Everybody wants tickets to the Knicks' NBA Finals games. Here's how one bank is dealing with client requests.
Tom Cerasoli, head of partnerships at Citi, said the NBA finals are offering bankers a uniquely powerful chance to connect with or land clients.
- Citi's head of sponsorship said he's seen an influx of requests for Knicks tickets.
- Tom Cerasoli said events like the NBA finals can help bankers secure client relationships.
- Measuring the value of each ticket to the firm is an "inexact science."
Tom Cerasoli can measure Knicks mania by his inbox.
The Knicks are back in the NBA finals for the first time since 1999 and are on a winning streak that's electrifying New York City. Cerasoli, the head of sponsorship and partnership management at Citi, is responsible for fielding internal requests for tickets to the finals. While he doesn't have final say on who snags one of the firm's coveted seats, he shed light on how the bank decides who gets them.
The demand is understandable. As of Friday morning, the cheapest pair of tickets for Game 3 at Madison Square Garden was selling for around $8,500 each on StubHub. President Donald Trump has said he plans to attend the Monday game, as has NYC Mayor Zohran Mamdani. For a global bank like Citi, access to those seats can be worth far more than their face value.

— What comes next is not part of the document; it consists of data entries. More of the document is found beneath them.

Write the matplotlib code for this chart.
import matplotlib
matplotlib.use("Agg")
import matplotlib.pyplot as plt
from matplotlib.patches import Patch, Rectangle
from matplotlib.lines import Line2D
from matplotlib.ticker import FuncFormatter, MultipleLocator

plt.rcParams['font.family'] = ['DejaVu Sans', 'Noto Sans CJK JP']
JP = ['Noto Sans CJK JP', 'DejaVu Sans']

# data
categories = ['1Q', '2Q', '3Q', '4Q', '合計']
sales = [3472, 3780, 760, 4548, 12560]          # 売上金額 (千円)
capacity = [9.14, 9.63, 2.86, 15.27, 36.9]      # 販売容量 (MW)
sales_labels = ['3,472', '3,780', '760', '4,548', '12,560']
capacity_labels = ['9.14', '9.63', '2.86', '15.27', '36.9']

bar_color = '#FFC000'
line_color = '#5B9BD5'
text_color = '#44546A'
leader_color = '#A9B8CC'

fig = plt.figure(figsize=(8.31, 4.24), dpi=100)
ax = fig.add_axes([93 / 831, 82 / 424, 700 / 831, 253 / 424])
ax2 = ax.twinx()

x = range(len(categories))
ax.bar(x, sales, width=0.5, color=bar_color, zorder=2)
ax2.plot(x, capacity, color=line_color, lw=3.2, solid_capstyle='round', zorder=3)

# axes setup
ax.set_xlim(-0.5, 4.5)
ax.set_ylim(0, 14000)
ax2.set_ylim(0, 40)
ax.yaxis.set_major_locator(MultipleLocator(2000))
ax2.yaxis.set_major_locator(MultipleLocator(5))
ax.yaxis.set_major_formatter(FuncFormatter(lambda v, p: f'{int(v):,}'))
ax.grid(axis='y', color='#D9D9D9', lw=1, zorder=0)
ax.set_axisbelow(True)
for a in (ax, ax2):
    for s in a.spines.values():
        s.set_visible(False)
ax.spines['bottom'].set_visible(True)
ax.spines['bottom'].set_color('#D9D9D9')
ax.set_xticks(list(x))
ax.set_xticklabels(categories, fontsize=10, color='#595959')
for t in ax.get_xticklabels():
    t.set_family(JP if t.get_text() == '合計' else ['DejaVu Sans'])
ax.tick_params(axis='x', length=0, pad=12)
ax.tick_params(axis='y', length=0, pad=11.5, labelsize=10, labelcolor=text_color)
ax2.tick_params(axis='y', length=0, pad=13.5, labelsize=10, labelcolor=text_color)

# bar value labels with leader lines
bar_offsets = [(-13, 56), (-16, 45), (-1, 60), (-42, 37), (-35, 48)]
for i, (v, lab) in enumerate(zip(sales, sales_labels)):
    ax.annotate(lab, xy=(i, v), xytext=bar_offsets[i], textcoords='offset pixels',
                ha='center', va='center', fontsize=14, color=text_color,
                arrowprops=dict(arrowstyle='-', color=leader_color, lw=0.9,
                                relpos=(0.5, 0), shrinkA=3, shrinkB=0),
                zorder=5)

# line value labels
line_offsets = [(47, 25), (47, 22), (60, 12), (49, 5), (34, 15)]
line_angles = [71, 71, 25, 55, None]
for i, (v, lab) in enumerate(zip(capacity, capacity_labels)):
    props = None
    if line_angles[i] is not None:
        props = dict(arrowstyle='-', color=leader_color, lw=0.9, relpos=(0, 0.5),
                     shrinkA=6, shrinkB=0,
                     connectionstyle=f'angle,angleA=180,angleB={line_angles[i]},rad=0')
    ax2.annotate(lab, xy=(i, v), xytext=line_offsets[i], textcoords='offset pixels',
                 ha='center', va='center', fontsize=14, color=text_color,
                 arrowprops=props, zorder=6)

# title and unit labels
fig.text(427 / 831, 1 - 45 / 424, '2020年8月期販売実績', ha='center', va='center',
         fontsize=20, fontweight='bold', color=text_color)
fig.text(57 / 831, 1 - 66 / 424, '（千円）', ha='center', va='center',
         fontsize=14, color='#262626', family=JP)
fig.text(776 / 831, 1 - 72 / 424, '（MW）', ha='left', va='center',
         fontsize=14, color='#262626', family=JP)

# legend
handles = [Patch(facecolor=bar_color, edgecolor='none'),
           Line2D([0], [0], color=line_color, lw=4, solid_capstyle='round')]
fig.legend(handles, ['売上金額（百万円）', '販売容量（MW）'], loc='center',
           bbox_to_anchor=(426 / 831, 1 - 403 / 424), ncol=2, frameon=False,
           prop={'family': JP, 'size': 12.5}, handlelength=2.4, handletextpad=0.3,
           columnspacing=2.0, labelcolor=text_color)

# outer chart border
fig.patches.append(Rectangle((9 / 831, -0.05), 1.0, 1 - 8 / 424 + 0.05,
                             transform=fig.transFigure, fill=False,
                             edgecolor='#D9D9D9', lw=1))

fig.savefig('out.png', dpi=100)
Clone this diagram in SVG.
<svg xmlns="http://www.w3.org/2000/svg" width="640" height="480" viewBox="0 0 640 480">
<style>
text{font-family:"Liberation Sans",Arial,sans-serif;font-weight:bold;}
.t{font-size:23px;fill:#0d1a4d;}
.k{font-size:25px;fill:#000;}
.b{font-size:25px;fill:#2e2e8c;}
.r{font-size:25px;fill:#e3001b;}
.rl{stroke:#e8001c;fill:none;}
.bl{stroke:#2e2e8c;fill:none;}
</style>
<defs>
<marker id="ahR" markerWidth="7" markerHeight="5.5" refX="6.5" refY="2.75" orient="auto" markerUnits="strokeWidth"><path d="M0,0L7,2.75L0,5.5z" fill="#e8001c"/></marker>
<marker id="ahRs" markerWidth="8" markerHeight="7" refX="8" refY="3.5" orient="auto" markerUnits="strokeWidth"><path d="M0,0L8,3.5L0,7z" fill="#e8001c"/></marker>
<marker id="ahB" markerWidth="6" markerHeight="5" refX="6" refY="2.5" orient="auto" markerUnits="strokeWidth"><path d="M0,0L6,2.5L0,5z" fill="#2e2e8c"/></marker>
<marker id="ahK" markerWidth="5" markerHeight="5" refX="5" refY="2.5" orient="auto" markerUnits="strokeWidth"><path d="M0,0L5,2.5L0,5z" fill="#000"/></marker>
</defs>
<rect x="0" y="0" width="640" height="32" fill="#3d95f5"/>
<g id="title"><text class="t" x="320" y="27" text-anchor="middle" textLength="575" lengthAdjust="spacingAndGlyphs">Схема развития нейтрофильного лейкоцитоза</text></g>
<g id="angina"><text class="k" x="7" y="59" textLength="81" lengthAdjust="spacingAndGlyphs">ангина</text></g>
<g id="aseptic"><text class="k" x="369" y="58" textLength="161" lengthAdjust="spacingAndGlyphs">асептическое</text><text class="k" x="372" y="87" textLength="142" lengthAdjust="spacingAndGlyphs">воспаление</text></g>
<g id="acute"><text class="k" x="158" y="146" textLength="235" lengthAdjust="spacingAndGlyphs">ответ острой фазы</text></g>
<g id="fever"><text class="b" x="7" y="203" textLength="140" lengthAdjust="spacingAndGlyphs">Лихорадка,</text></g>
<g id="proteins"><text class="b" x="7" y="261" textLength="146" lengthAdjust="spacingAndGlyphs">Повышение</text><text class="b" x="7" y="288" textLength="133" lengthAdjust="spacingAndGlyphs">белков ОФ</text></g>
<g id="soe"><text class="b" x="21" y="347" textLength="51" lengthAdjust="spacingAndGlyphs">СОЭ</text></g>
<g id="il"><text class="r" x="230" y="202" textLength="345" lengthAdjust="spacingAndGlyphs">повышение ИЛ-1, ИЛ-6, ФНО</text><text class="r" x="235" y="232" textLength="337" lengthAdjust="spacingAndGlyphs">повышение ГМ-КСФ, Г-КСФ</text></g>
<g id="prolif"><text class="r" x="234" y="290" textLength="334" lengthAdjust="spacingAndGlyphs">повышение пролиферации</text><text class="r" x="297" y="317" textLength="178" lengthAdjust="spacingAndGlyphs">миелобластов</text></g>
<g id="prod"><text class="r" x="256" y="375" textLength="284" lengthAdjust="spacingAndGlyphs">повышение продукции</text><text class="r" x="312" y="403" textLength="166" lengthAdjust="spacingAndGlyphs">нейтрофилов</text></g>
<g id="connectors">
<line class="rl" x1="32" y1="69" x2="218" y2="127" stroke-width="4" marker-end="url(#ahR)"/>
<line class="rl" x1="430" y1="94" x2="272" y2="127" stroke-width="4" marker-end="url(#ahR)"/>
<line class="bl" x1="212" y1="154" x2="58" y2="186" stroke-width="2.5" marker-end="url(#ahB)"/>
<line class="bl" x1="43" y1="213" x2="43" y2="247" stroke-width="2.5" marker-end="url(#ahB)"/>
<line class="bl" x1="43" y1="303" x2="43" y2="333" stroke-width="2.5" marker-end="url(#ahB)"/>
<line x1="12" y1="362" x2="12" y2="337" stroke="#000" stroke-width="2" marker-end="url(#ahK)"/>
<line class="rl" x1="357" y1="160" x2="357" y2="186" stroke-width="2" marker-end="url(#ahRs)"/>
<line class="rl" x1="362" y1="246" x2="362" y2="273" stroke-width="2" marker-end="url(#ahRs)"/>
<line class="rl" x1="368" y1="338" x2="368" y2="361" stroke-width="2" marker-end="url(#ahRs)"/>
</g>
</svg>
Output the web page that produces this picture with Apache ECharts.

Client hospitality is all about driving commercial outcomes, Cerasoli said, and the Knicks have uniquely broad appeal. The biggest events are especially helpful for bankers trying to clinch or solidify relationships with current or prospective clients.
As Cerasoli sees it, the finals give executives a chance to land meetings with important clients, since they "can leverage this corporate hospitality in this unique moment in time to potentially deliver that experience of a lifetime."
Tom Cerasoli has helped Citi secure tickets to the NBA finals.
Citi
Citi isn't an official sponsor of the Knicks or Madison Square Garden, but does have a suite and season tickets, which typically grant the firm between 30 and 40 seats per game. Cerasoli, who has worked in sports entertainment for more than two decades, knew it would be critical to secure extra seats in the postseason and helped Citi get more than 100 tickets to finals games.
"It's one of those things where we know it's going to be worth it, because we know the demand from clients and prospects, and from bankers who want to host them, is going to far exceed the inventory that we have," he said.
His predictions proved correct — the excitement has reached a "fever pitch," according to the number of emails Cerasoli was getting ahead of the finals. Employees submit official ticket requests through an internal system, but it's up to Cerasoli and his team to "hedge a lot" on the hundreds of requests they've received.
His team works alongside lines of business that use "their own criteria" to sift through requests and decide who will attend. Some of the calculations are about simply being efficient with tickets.
There are layers of potential impact — helping a private banking and wealth client secure an unforgettable experience for their kid, for example, is "next level" — but Cerasoli said it's hard to measure the exact returns on each hospitality experience, since some clients might attend multiple events.
"How do you attribute? What is the correlation of that one experience compared to maybe 14 others that this banker has done towards the contribution of revenue to the firm?" he said. "It's an inexact science."
While corporate hospitality events are reserved for business relationships, employees can often take advantage of sponsorships, like Citi's connection with the New York Mets (who, as of now, are unlikely to get anywhere near the playoffs).
The Knicks' second game against the San Antonio Spurs is Friday night, before the teams travel to Madison Square Garden for the third match on Monday.
Wall Street firms aren't the only ones capitalizing on the Knicks finally (finally) making it back into the NBA Finals. An Upper East Side beer garden offered customers free drinks if the Knicks won the first game of the series, cushioned by a $5,000 winning bet on Kalshi, which the owner said would pay out to around $13,500 ahead of the game.